Por la noche, todo es distinto. O tal vez sea igual, pero hay algo que a esa hora sale a mostrar ciertas cosas y a esconder otras. Cosas raras, únicas, impensadas, o de todos los días.
Por la noche, existe otro mundo. La gente que, a la tarde, invade los bancos y shoppings, ahora está durmiendo o trabajando, pero da la impresión que se mudaron a los casinos, esos que, cual adolescente rebelde, salen de noche y duermen de día.
Por la noche, los pájaros duermen. Quizás porque la oscuridad no los deja ver o porque consideran que no hay nada realmente interesante para hacer, para decir, para mirar. Los pájaros no cantan, porque nadie canta.
Por la noche, todo el mundo se conoce.
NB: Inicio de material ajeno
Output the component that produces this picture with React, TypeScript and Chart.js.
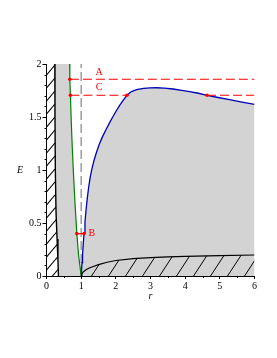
import { useEffect, useRef } from "react";
import { Chart, registerables } from "chart.js";
Chart.register(...registerables);

// ---- data (r, E) ----
const blueR = [1.0, 1.01, 1.025, 1.04, 1.06, 1.085, 1.11, 1.14, 1.175, 1.215, 1.26, 1.31, 1.37, 1.44, 1.52, 1.61, 1.71, 1.81, 1.91, 2.01, 2.11, 2.2, 2.32, 2.45, 2.6, 2.8, 3.0, 3.17, 3.4, 3.65, 3.9, 4.13, 4.38, 4.63, 4.95, 5.28, 5.64, 6.0];
const blueE = [0.0, 0.05, 0.125, 0.2, 0.3, 0.41, 0.51, 0.62, 0.73, 0.835, 0.93, 1.01, 1.09, 1.165, 1.24, 1.31, 1.377, 1.44, 1.5, 1.557, 1.61, 1.652, 1.705, 1.74, 1.758, 1.77, 1.775, 1.776, 1.773, 1.764, 1.752, 1.74, 1.724, 1.705, 1.684, 1.663, 1.641, 1.62];

const greenR = [0.668, 0.673, 0.69, 0.715, 0.745, 0.78, 0.82, 0.875, 0.925, 1.0];
const greenE = [2.0, 1.856, 1.705, 1.45, 1.2, 0.95, 0.7, 0.4, 0.2, 0.0];

const wallR = [0.24, 0.245, 0.255, 0.275, 0.305, 0.33, 0.345];
const wallE = [2.0, 1.5, 1.0, 0.6, 0.35, 0.15, 0.0];

const floorR = [1.0, 1.02, 1.05, 1.1, 1.15, 1.25, 1.35, 1.5, 1.75, 2.0, 2.5, 3.0, 3.5, 4.0, 5.0, 6.0];
const floorE = [0.0, 0.018, 0.035, 0.05, 0.062, 0.078, 0.09, 0.107, 0.13, 0.146, 0.163, 0.174, 0.181, 0.186, 0.193, 0.198];

const horizonR = [1, 1];
const horizonE = [0, 2];

const levelA_R = [0.673, 6];
const levelA_E = 1.856;
const levelC1_R = [0.69, 2.32];
const levelC2_R = [4.63, 6];
const levelC_E = 1.705;
const levelB_R = [0.875, 1.083];
const levelB_E = 0.4;

const labelText = ["A", "C", "B"];
const labelR = [1.515, 1.52, 1.31];
const labelE = [1.92, 1.78, 0.405];

const xTickValues = [0, 1, 2, 3, 4, 5, 6];
const xTickLabels = ["0", "1", "2", "3", "4", "5", "6"];
const yTickValues = [0, 0.5, 1, 1.5, 2];
const yTickLabels = ["0", "0.5", "1", "1.5", "2"];
const xMinorTicks = [0.5, 1.5, 2.5, 3.5, 4.5, 5.5];
const yMinorTicks = [0.1, 0.2, 0.3, 0.4, 0.6, 0.7, 0.8, 0.9, 1.1, 1.2, 1.3, 1.4, 1.6, 1.7, 1.8, 1.9];

const FONT = "'Liberation Serif', 'Times New Roman', serif";

const pts = (rs: number[], es: number[]) => rs.map((r, i) => ({ x: r, y: es[i] }));

export default function App() {
  const ref = useRef<HTMLCanvasElement | null>(null);

  useEffect(() => {
    const canvas = ref.current!;
    const mainCtx = canvas.getContext("2d")!;

    const makeHatch = (w: number, h: number, lw: number) => {
      const c = document.createElement("canvas");
      c.width = w;
      c.height = h;
      const g = c.getContext("2d")!;
      g.strokeStyle = "#000";
      g.lineWidth = lw;
      for (const k of [-1, 0, 1]) {
        g.beginPath();
        g.moveTo(k * w, h);
        g.lineTo(k * w + w, 0);
        g.stroke();
      }
      return mainCtx.createPattern(c, "repeat")!;
    };
    const hatchLeft = makeHatch(11, 13, 1.1);
    const hatchBottom = makeHatch(17, 26, 1.0);

    const green = pts(greenR, greenE);
    const blue = pts(blueR, blueE);
    const wall = pts(wallR, wallE);
    const floor = pts(floorR, floorE);

    const grayPoly = [
      ...green,
      ...blue,
      { x: blueR[blueR.length - 1], y: 0 },
      ...wall.slice().reverse(),
    ];
    const leftPoly = [{ x: 0, y: wallE[0] }, ...wall, { x: 0, y: 0 }];
    const bottomPoly = [...floor, { x: floorR[floorR.length - 1], y: 0 }];

    const base = { type: "line" as const, pointRadius: 0, tension: 0 };
    const polyDs = (data: any[], bg: any, order: number) => ({
      ...base,
      data,
      fill: "shape",
      backgroundColor: bg,
      borderColor: "rgba(0,0,0,0)",
      borderWidth: 1,
      order,
    });
    const lineDs = (data: any[], color: string, width: number, order: number, extra: any = {}) => ({
      ...base,
      data,
      fill: false,
      borderColor: color,
      borderWidth: width,
      order,
      ...extra,
    });
    const red = "#ff0000";
    const redDs = (rs: number[], e: number, radii: number[], dash: number[]) =>
      lineDs(pts(rs, rs.map(() => e)), red, 1.2, 1, {
        borderDash: dash,
        pointRadius: radii,
        pointBackgroundColor: red,
        pointBorderWidth: 0,
      });

    const textPlugin = {
      id: "texts",
      afterDraw(chart: any) {
        const { ctx, scales, chartArea } = chart;
        const sx = scales.x;
        const sy = scales.y;
        ctx.save();
        // minor ticks
        ctx.strokeStyle = "#000";
        ctx.lineWidth = 1;
        for (const v of yMinorTicks) {
          const py = Math.round(sy.getPixelForValue(v)) + 0.5;
          ctx.beginPath();
          ctx.moveTo(chartArea.left - 2, py);
          ctx.lineTo(chartArea.left, py);
          ctx.stroke();
        }
        for (const v of xMinorTicks) {
          const px = Math.round(sx.getPixelForValue(v)) + 0.5;
          ctx.beginPath();
          ctx.moveTo(px, chartArea.bottom);
          ctx.lineTo(px, chartArea.bottom + 2);
          ctx.stroke();
        }
        // level labels
        ctx.fillStyle = red;
        ctx.font = `10px ${FONT}`;
        ctx.textAlign = "center";
        ctx.textBaseline = "middle";
        labelText.forEach((t, i) => {
          ctx.fillText(t, sx.getPixelForValue(labelR[i]), sy.getPixelForValue(labelE[i]));
        });
        // axis titles
        ctx.fillStyle = "#000";
        ctx.font = `italic 10px ${FONT}`;
        ctx.fillText("E", 20, (chartArea.top + chartArea.bottom) / 2);
        ctx.fillText("r", (chartArea.left + chartArea.right) / 2, 296);
        ctx.restore();
      },
    };

    const chart = new Chart(canvas, {
      type: "line",
      data: {
        datasets: [
          polyDs(grayPoly, "#d3d3d3", 10),
          polyDs(leftPoly, hatchLeft, 9),
          polyDs(bottomPoly, hatchBottom, 9),
          lineDs(pts(horizonR, horizonE), "#8c8c8c", 1.3, 8, { borderDash: [9, 4] }),
          lineDs(wall, "#000", 1.4, 5),
          lineDs(floor, "#000", 1.2, 5),
          lineDs(green, "#008000", 1.2, 5),
          lineDs(blue, "#0000b4", 1.3, 5),
          redDs(levelA_R, levelA_E, [1.8, 0], [9, 4]),
          redDs(levelC1_R, levelC_E, [1.8, 1.8], [9, 4]),
          redDs(levelC2_R, levelC_E, [1.8, 0], [9, 4]),
          redDs(levelB_R, levelB_E, [1.8, 1.8], []),
        ] as any,
      },
      options: {
        animation: false,
        responsive: false,
        events: [],
        layout: { padding: { top: 64, right: 22.5, bottom: 0, left: 0 } },
        plugins: { legend: { display: false }, tooltip: { enabled: false } },
        scales: {
          x: {
            type: "linear",
            min: 0,
            max: 6,
            afterBuildTicks: (s: any) => {
              s.ticks = xTickValues.map((v) => ({ value: v }));
            },
            afterFit: (s: any) => {
              s.height = 82;
            },
            ticks: {
              color: "#000",
              font: { family: FONT, size: 10 },
              padding: 1,
              maxRotation: 0,
              autoSkip: false,
              callback: (v: any) => xTickLabels[xTickValues.indexOf(Number(v))] ?? "",
            },
            grid: { drawOnChartArea: false, drawTicks: true, tickLength: 3, color: "#000" },
            border: { display: true, color: "#000", width: 1 },
          },
          y: {
            type: "linear",
            min: 0,
            max: 2,
            afterBuildTicks: (s: any) => {
              s.ticks = yTickValues.map((v) => ({ value: v }));
            },
            afterFit: (s: any) => {
              s.width = 46.5;
            },
            ticks: {
              color: "#000",
              font: { family: FONT, size: 10 },
              padding: 1,
              autoSkip: false,
              callback: (v: any) => yTickLabels[yTickValues.indexOf(Number(v))] ?? "",
            },
            grid: { drawOnChartArea: false, drawTicks: true, tickLength: 4, color: "#000" },
            border: { display: true, color: "#000", width: 1 },
          },
        },
      } as any,
      plugins: [textPlugin],
    });
    return () => chart.destroy();
  }, []);

  return (
    <div style={{ position: "fixed", left: 0, top: 0, width: 277, height: 358, background: "#fff" }}>
      <canvas ref={ref} width={277} height={358} style={{ display: "block", width: 277, height: 358 }} />
    </div>
  );
}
Los mismos zombies de siempre: borrachos, drogadictos, ludópatas, vagabundos y algunos tipos raros sin ningún logro ni objetivo en la vida. La peste, cansada de ser perseguida de día, aprovecha para reinar bajo la luna, al lado de los grillos, cerca de alguna que otra botella que vaya a saber qué líquido contiene.
Por la noche no hay nombres, ni edades, ni apellidos. Todos se llaman igual y, a la vez, distinto. A nadie le importa el nombre del otro si lo ayuda, si le sirve o si al menos, no molesta. La oscuridad ve nacer y morir una procesión de ‘sin nombres’ que huye de la amenaza de la burocracia, aunque se entristece, porque sabe que va a ser invadido por ella, de todos modos, dentro de unas horas, cuando salga el sol: el aguafiestas, el despertador más natural y mediocre del mundo.
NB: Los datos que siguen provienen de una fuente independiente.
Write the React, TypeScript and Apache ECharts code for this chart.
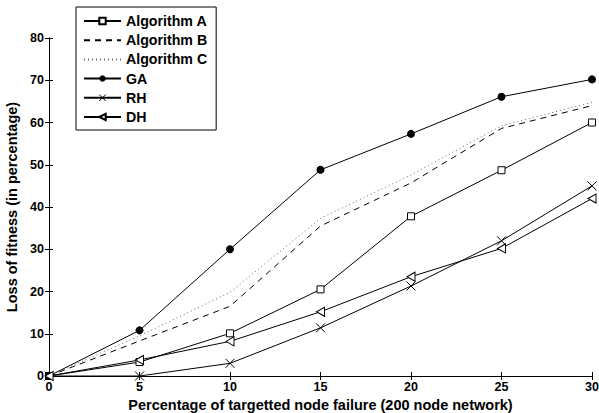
import React, { useEffect, useRef } from "react";
import * as echarts from "echarts";

const xValues = [0, 5, 10, 15, 20, 25, 30];
const algorithmA = [0, 3.3, 10.1, 20.5, 37.8, 48.7, 60];
const algorithmB = [0, 8.3, 16.5, 35.5, 45.7, 58.6, 64];
const algorithmC = [0, 9.5, 19.8, 37.3, 47.6, 59.2, 64.8];
const ga = [0, 10.8, 30, 48.8, 57.3, 66.1, 70.2];
const rh = [0, 0, 3, 11.4, 21.3, 32, 45];
const dh = [0, 3.8, 8.2, 15.2, 23.5, 30.2, 42];
const seriesNames = ["Algorithm A", "Algorithm B", "Algorithm C", "GA", "RH", "DH"];

const pairs = (ys: number[]) => xValues.map((x, i) => [x, ys[i]]);

const font = "Liberation Sans, Arial, Helvetica, sans-serif";

export default function App() {
  const ref = useRef<HTMLDivElement>(null);
  useEffect(() => {
    const chart = echarts.init(ref.current!, null, { renderer: "svg" });
    const axisLine = { show: true, lineStyle: { color: "#000", width: 1 } };
    const tickStyle = { show: true, inside: true, length: 4, lineStyle: { color: "#000" } };
    const labelStyle = { color: "#000", fontWeight: "bold" as const, fontSize: 12.5, fontFamily: font };
    const nameStyle = { color: "#000", fontWeight: "bold" as const, fontSize: 14.5, fontFamily: font };
    chart.setOption({
      animation: false,
      backgroundColor: "#fff",
      grid: { left: 49, right: 7, top: 38, bottom: 37, outerBoundsMode: "none", containLabel: false },
      legend: {
        orient: "vertical",
        left: 76,
        top: 7,
        backgroundColor: "#fff",
        borderColor: "#000",
        borderWidth: 1,
        borderRadius: 0,
        padding: [7, 9, 6, 7],
        itemGap: 5.2,
        itemWidth: 37,
        itemHeight: 8,
        textStyle: { color: "#000", fontWeight: "bold", fontSize: 14.2, fontFamily: font },
        data: seriesNames.map((name) =>
          name === "Algorithm B" || name === "Algorithm C"
            ? { name, itemStyle: { opacity: 0 } }
            : name === "RH"
            ? { name, itemStyle: { borderWidth: 1 } }
            : { name }
        ),
      },
      xAxis: [
        {
          type: "value",
          min: 0,
          max: 30,
          interval: 5,
          position: "bottom",
          axisLine,
          axisTick: tickStyle,
          axisLabel: { ...labelStyle, margin: 4 },
          splitLine: { show: false },
          name: "Percentage of targetted node failure (200 node network)",
          nameLocation: "middle",
          nameGap: 15,
          nameTextStyle: nameStyle,
        },
        {
          type: "value",
          min: 0,
          max: 30,
          interval: 5,
          position: "top",
          axisLine,
          axisTick: tickStyle,
          axisLabel: { show: false },
          splitLine: { show: false },
        },
      ],
      yAxis: [
        {
          type: "value",
          min: 0,
          max: 80,
          interval: 10,
          position: "left",
          axisLine,
          axisTick: tickStyle,
          axisLabel: { ...labelStyle, margin: 5 },
          splitLine: { show: false },
          name: "Loss of fitness (in percentage)",
          nameLocation: "middle",
          nameGap: 23,
          nameTextStyle: nameStyle,
        },
        {
          type: "value",
          min: 0,
          max: 80,
          interval: 10,
          position: "right",
          axisLine,
          axisTick: tickStyle,
          axisLabel: { show: false },
          splitLine: { show: false },
        },
      ],
      series: [
        {
          name: seriesNames[0],
          type: "line",
          data: pairs(algorithmA),
          symbol: "rect",
          symbolSize: 7,
          clip: false,
          lineStyle: { color: "#000", width: 1 },
          itemStyle: { color: "#fff", borderColor: "#000", borderWidth: 1 },
        },
        {
          name: seriesNames[1],
          type: "line",
          data: pairs(algorithmB),
          symbol: "none",
          clip: false,
          lineStyle: { color: "#000", width: 1, type: [6, 5] },
          itemStyle: { color: "#000" },
        },
        {
          name: seriesNames[2],
          type: "line",
          data: pairs(algorithmC),
          symbol: "none",
          clip: false,
          lineStyle: { color: "#666", width: 1, type: [1, 3] },
          itemStyle: { color: "#666" },
        },
        {
          name: seriesNames[3],
          type: "line",
          data: pairs(ga),
          symbol: "circle",
          symbolSize: 8,
          clip: false,
          lineStyle: { color: "#000", width: 1 },
          itemStyle: { color: "#000" },
        },
        {
          name: seriesNames[4],
          type: "line",
          data: pairs(rh),
          symbol: "path://M0,0L10,10M10,0L0,10",
          symbolSize: 9,
          clip: false,
          lineStyle: { color: "#000", width: 1 },
          itemStyle: { color: "none", borderColor: "#000", borderWidth: 1 },
        },
        {
          name: seriesNames[5],
          type: "line",
          data: pairs(dh),
          symbol: "path://M0,5L10,0L10,10Z",
          symbolSize: [8, 9],
          clip: false,
          lineStyle: { color: "#000", width: 1 },
          itemStyle: { color: "#fff", borderColor: "#000", borderWidth: 1 },
        },
      ],
    });
    return () => chart.dispose();
  }, []);
  return <div ref={ref} style={{ width: 599, height: 413, position: "absolute", left: 0, top: 0 }} />;
}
Por la noche vale todo: desde el lenguaje hasta delitos menores, y no tan menores. Ese aparato arbitrario, cansador y desgastado que durante el día persigue a todo el mundo, ahora está tirado, tomando alguna cosa con alcohol junto al linyera con mejor aspecto que encuentre.
Ya no hay horas, parecen días. Pero esa palabra está prohibida, porque recuerda mucho al que va a venir dentro de poco, si es que no vino ya y todavía nadie se dio cuenta. Los vasos cantan, las flores lloran. Porque todo es posible durante la noche, en la fiesta de los mediocres.